Zur weiteren Diversifizierung der schiitischen Gemeinschaft trug der Ausbau des staatlichen Bildungswesens bei. So zielte die Politik Präsident Fuad Shihabs ab 1958 auf die Reduzierung des Bildungsrückstandes des muslimischen, insbesondere des schiitischen Bevölkerungsanteils ab. Die staatlichen Schulen, vor allem Jabal Amils, ermöglichten breiteren Bevölkerungsschichten erstmals den Erwerb von Bildung unabhängig von Zuama und Ulama. Zudem öffnete die staatliche Libanesische Universität vorher verschlossene Wege zur Hochschulbildung. Diese Integration ins Erziehungswesen sollte die Schiiten sowohl mental als auch politisch in das Staatsgebilde einbinden. Der starre Konfessionsproporz begrenzte jedoch den Zugang zu Stellen in der Bürokratie ebenso wie die Ämterpatronage der Zuama. Das Versprechen der politischen Integration war aus Sicht der neuen Schicht schiitischer Studenten damit gebrochen. Nicht zufällig waren sie in der Studentenbewegung übermäßig repräsentiert und wandten sich größtenteils linken Parteien zu.
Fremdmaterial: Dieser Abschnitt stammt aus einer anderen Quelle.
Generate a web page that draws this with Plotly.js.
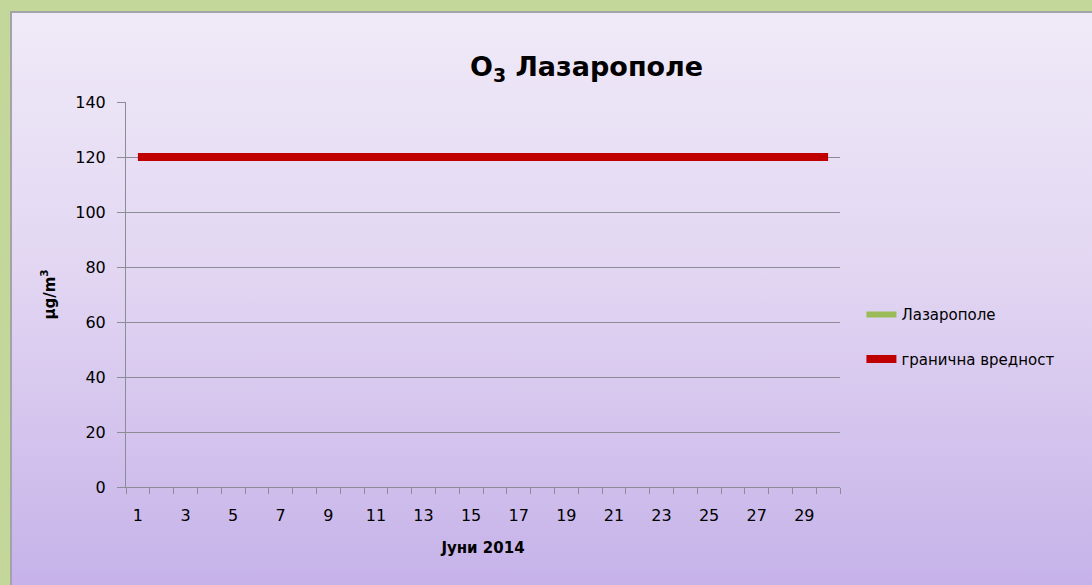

Wenn sich die schiitische Gemeinschaft auch wie eben beschrieben diversifizierte, so sahen sich doch alle Gruppen ähnlichen Hindernissen gegenüber. Idealerweise wollte die Politik Shihabs eine breit verankerte Loyalität zum Staat Libanon etablieren und die Schiiten wiederum ihre Loyalität zum Staat unter Beweis stellen. Als sie dies jedoch auch konkret einforderten, stellte sich ihnen sowohl der politische wie auch der mentale Konfessionalismus entgegen. Letzterer zeigte sich vor allem im Verhältnis zu den anderen Konfessionsgemeinschaften. Vorurteile und Stereotypen über die als zurück geblieben empundenen und oft verächtlich Matawila genannten Schiiten waren insbesondere in Beirut weit verbreitet. Wenn sich Schiiten, wie beispielsweise die wirtschaftlichen Aufsteiger, auch als libanesische Staatsbürger profilieren wollten, wurden sie oft genug auf ihre Zugehörigkeit zur schiitischen Religionsgemeinschaft reduziert und dementsprechend diskriminiert. Unter diesen Umständen gewann die Selbstbeschreibung der Schiiten als entrechtete Konfessionsklasse an Konjunktur.
Vor allem in den 50er und 60er Jahren wurde diese Kritik an der spezifischen Diskriminierung der Schia von linken Gruppierungen aufgegriffen, während die Zuama nichtsdestotrotz wenig Einfluss einbüßten und die Ulama sich kaum in die Diskussion einbrachten. Obwohl also in verschiedenen Schichten Protest gegen diese Vernachlässigung artikuliert wurde, erwies sich die schiitische Gemeinschaft als äußerst fragmentiert. Es mangelte ihr an intrakonfessionellen integrativen Strukturen und Persönlichkeiten, die die verschieden begründeten Anliegen der libanesischen Schiiten bündeln und gegenüber dem Staat vertreten könnten.